**Supplied material:**
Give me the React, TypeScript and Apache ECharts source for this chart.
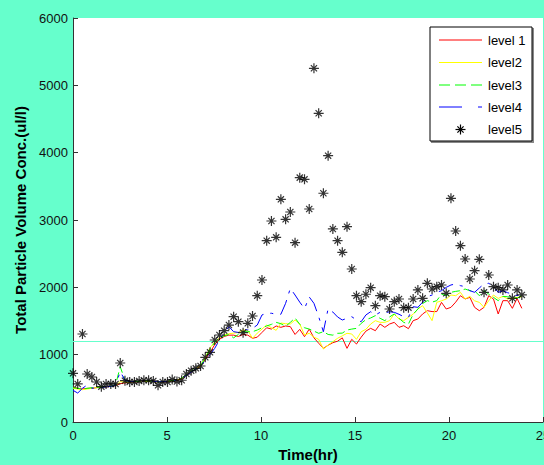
import React, { useEffect, useRef } from "react";
import * as echarts from "echarts";

// sample spacing of the measurements (hours)
const STEP_HR = 0.2513;

const seriesNames = ["level 1", "level2", "level3", "level4", "level5"];

const level1 = [
  520, 500, 490, 500, 500, 510, 520, 520, 530, 540,
  570, 580, 590, 595, 600, 605, 600, 605, 590, 595,
  600, 610, 620, 640, 690, 740, 790, 830, 930, 1030,
  1150, 1230, 1270, 1290, 1290, 1270, 1300, 1290, 1243, 1260,
  1330, 1400, 1380, 1426, 1406, 1426, 1416, 1300, 1376, 1267,
  1380, 1250, 1170, 1094, 1140, 1178, 1200, 1250, 1094, 1228,
  1158, 1260, 1350, 1391, 1356, 1455, 1406, 1455, 1480, 1406,
  1430, 1386, 1505, 1530, 1604, 1653, 1640, 1640, 1777, 1678,
  1703, 1780, 1876, 1827, 1851, 1703, 1653, 1703, 1876, 1827,
  1604, 1802, 1802, 1688, 1836, 1688,
];

const level2 = [
  500, 490, 480, 490, 500, 510, 520, 520, 530, 540,
  600, 590, 590, 600, 600, 610, 605, 600, 590, 600,
  600, 615, 625, 650, 700, 750, 790, 840, 960, 1100,
  1190, 1250, 1290, 1310, 1320, 1330, 1366, 1360, 1243, 1320,
  1380, 1440, 1400, 1361, 1470, 1460, 1455, 1515, 1455, 1292,
  1317, 1260, 1228, 1084, 1144, 1193, 1243, 1280, 1317, 1307,
  1228, 1341, 1376, 1455, 1505, 1480, 1480, 1505, 1604, 1530,
  1505, 1555, 1600, 1678, 1728, 1620, 1505, 1777, 1800, 1827,
  1886, 1876, 1926, 1827, 1866, 1800, 1777, 1703, 1802, 1886,
  1836, 1866, 1827, 1836, 1851, 1860,
];

const level3 = [
  510, 500, 490, 500, 510, 515, 520, 525, 530, 550,
  820, 620, 595, 600, 605, 610, 610, 605, 595, 600,
  605, 615, 625, 650, 700, 750, 790, 835, 950, 1080,
  1180, 1250, 1280, 1300, 1250, 1300, 1340, 1341, 1341, 1366,
  1400, 1426, 1450, 1480, 1460, 1420, 1480, 1545, 1450, 1400,
  1380, 1350, 1317, 1341, 1300, 1290, 1317, 1320, 1366, 1380,
  1391, 1465, 1520, 1545, 1580, 1540, 1505, 1560, 1604, 1540,
  1480, 1455, 1600, 1678, 1760, 1802, 1780, 1802, 1900, 1876,
  1926, 1940, 1950, 1975, 1950, 1950, 1876, 1950, 1900, 1851,
  1802, 1866, 1860, 1851, 1836, 1880,
];

const level4 = [
  470, 430, 500, 550, 500, 510, 515, 520, 530, 540,
  750, 620, 600, 600, 605, 610, 610, 605, 595, 600,
  600, 610, 625, 640, 690, 740, 790, 830, 920, 1000,
  1094, 1218, 1330, 1416, 1341, 1330, 1380, 1366, 1391, 1440,
  1590, 1615, 1615, 1600, 1600, 1762, 1985, 1886, 1780, 1683,
  1857, 1762, 1564, 1341, 1683, 1633, 1560, 1515, 1540, 1564,
  1515, 1490, 1590, 1638, 1590, 1629, 1620, 1638, 1629, 1600,
  1564, 1555, 1712, 1703, 1780, 1861, 1886, 1926, 1950, 2000,
  2035, 2050, 2025, 2010, 1950, 1926, 1990, 2050, 2060, 2010,
  1926, 1950, 1920, 1900, 1876, 1900,
];

const level5 = [
  723, 565, 1307, 713, 668, 594, 525, 565, 565, 565,
  876, 613, 594, 594, 610, 620, 620, 610, 545, 594,
  594, 630, 600, 620, 713, 762, 797, 832, 961, 1035,
  1218, 1292, 1356, 1440, 1564, 1490, 1327, 1466, 1574, 1876,
  2109, 2693, 2985, 2743, 3307, 3010, 3119, 2663, 3629, 3604,
  3163, 5253, 4585, 3397, 3955, 2867, 2693, 2520, 2901, 2272,
  1876, 1787, 1897, 1995, 1727, 1876, 1861, 1678, 1787, 1827,
  1698, 1698, 1827, 1961, 1837, 2060, 1975, 2010, 2035, 1911,
  3322, 2837, 2619, 2421, 2124, 2247, 2416, 1926, 2183, 2010,
  1995, 1961, 2035, 1837, 1961, 1887,
];

const referenceLevel = 1200;

const BG = "#66FFCC";
const FONT = 'Arial, "Liberation Sans", sans-serif';
const STAR =
  "path://M5,0 L5,10 M0,5 L10,5 M1.9,1.9 L8.1,8.1 M1.9,8.1 L8.1,1.9";

export default function App() {
  const ref = useRef<HTMLDivElement>(null);

  useEffect(() => {
    document.body.style.margin = "0";
    const chart = echarts.init(ref.current!, null, { renderer: "svg" });
    const pairs = (vals: number[]) =>
      vals.map((v, i) => [Math.round(i * STEP_HR * 1000) / 1000, v]);

    const colors = ["#FF0000", "#FFFF00", "#00FF00", "#0000FF", "#000000"];
    const dashes: any[] = ["solid", "solid", [8, 4], [16, 7, 3, 7]];
    const lineData = [level1, level2, level3, level4];

    const lineSeries = lineData.map((d, k) => ({
      name: seriesNames[k],
      type: "line",
      data: pairs(d),
      showSymbol: false,
      symbol: "none",
      lineStyle: { color: colors[k], width: 1, type: dashes[k] },
      z: 2 + k,
      ...(k === 0
        ? {
            markLine: {
              silent: true,
              symbol: ["none", "none"],
              label: { show: false },
              lineStyle: { color: BG, type: "solid", width: 1 },
              data: [{ yAxis: referenceLevel }],
              z: 1,
            },
          }
        : {}),
    }));

    const legendRows = [40, 62.5, 85, 107, 129.5];
    const legendGraphics: any[] = [
      {
        type: "rect",
        shape: { x: 431, y: 28, width: 103, height: 115 },
        style: { fill: "#888", stroke: "none" },
        z: 100,
      },
      {
        type: "rect",
        shape: { x: 430, y: 27, width: 102, height: 114 },
        style: { fill: "#fff", stroke: "#000", lineWidth: 1 },
        z: 101,
      },
    ];
    const legendDash: any[] = [null, null, [11, 5], [23, 16, 4, 100]];
    seriesNames.forEach((name, k) => {
      const y = legendRows[k];
      if (k < 4) {
        legendGraphics.push({
          type: "line",
          shape: { x1: 439, y1: y, x2: 482, y2: y },
          style: {
            stroke: colors[k],
            lineWidth: 1,
            lineDash: legendDash[k] || undefined,
          },
          z: 102,
        });
      } else {
        const cx = 460.5;
        const a = 5;
        const b = 3.1;
        [
          [cx, y - a, cx, y + a],
          [cx - a, y, cx + a, y],
          [cx - b, y - b, cx + b, y + b],
          [cx - b, y + b, cx + b, y - b],
        ].forEach(([x1, y1, x2, y2]) =>
          legendGraphics.push({
            type: "line",
            shape: { x1, y1, x2, y2 },
            style: { stroke: "#000", lineWidth: 1.2 },
            z: 102,
          })
        );
      }
      legendGraphics.push({
        type: "text",
        x: 488,
        y,
        style: {
          text: name,
          font: `13px ${FONT}`,
          fill: "#000",
          verticalAlign: "middle",
          align: "left",
        },
        z: 102,
      });
    });

    chart.setOption({
      animation: false,
      backgroundColor: BG,
      grid: {
        left: 73,
        right: 1,
        top: 18,
        bottom: 43,
        show: true,
        backgroundColor: "#fff",
        borderWidth: 0,
        containLabel: false,
        outerBoundsMode: "none",
      },
      xAxis: {
        type: "value",
        min: 0,
        max: 25,
        interval: 5,
        name: "Time(hr)",
        nameLocation: "middle",
        nameGap: 24,
        nameTextStyle: {
          fontFamily: FONT,
          fontWeight: "bold",
          fontSize: 15,
          color: "#000",
        },
        axisLine: { show: true, lineStyle: { color: "#333", width: 1 } },
        axisTick: { show: true, inside: true, length: 5, lineStyle: { color: "#333" } },
        axisLabel: {
          fontFamily: FONT,
          fontSize: 13,
          color: "#111",
          margin: 7,
          alignMaxLabel: "center",
          formatter: (v: number) => String(v),
        },
        splitLine: { show: false },
      },
      yAxis: {
        type: "value",
        min: 0,
        max: 6000,
        interval: 1000,
        name: "Total Particle Volume Conc.(ul/l)",
        nameLocation: "middle",
        nameGap: 41,
        nameRotate: 90,
        nameTextStyle: {
          fontFamily: FONT,
          fontWeight: "bold",
          fontSize: 15,
          color: "#000",
        },
        axisLine: { show: true, lineStyle: { color: "#333", width: 1 } },
        axisTick: { show: true, inside: true, length: 5, lineStyle: { color: "#333" } },
        axisLabel: {
          fontFamily: FONT,
          fontSize: 13,
          color: "#111",
          margin: 5,
          formatter: (v: number) => String(v),
        },
        splitLine: { show: false },
      },
      series: [
        ...lineSeries,
        {
          name: seriesNames[4],
          type: "scatter",
          data: pairs(level5),
          symbol: STAR,
          symbolSize: 10,
          itemStyle: {
            color: "transparent",
            borderColor: "#000",
            borderWidth: 1.2,
          },
          z: 10,
        },
      ],
      graphic: legendGraphics,
    });

    return () => chart.dispose();
  }, []);

  return (
    <div
      ref={ref}
      style={{ position: "absolute", left: 0, top: 0, width: 544, height: 465 }}
    />
  );
}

**What to do:** Copy out every line in the listing where the word "React" appears.

**The reply:**
Give me the React, TypeScript and Apache ECharts source for this chart.
import React, { useEffect, useRef } from "react";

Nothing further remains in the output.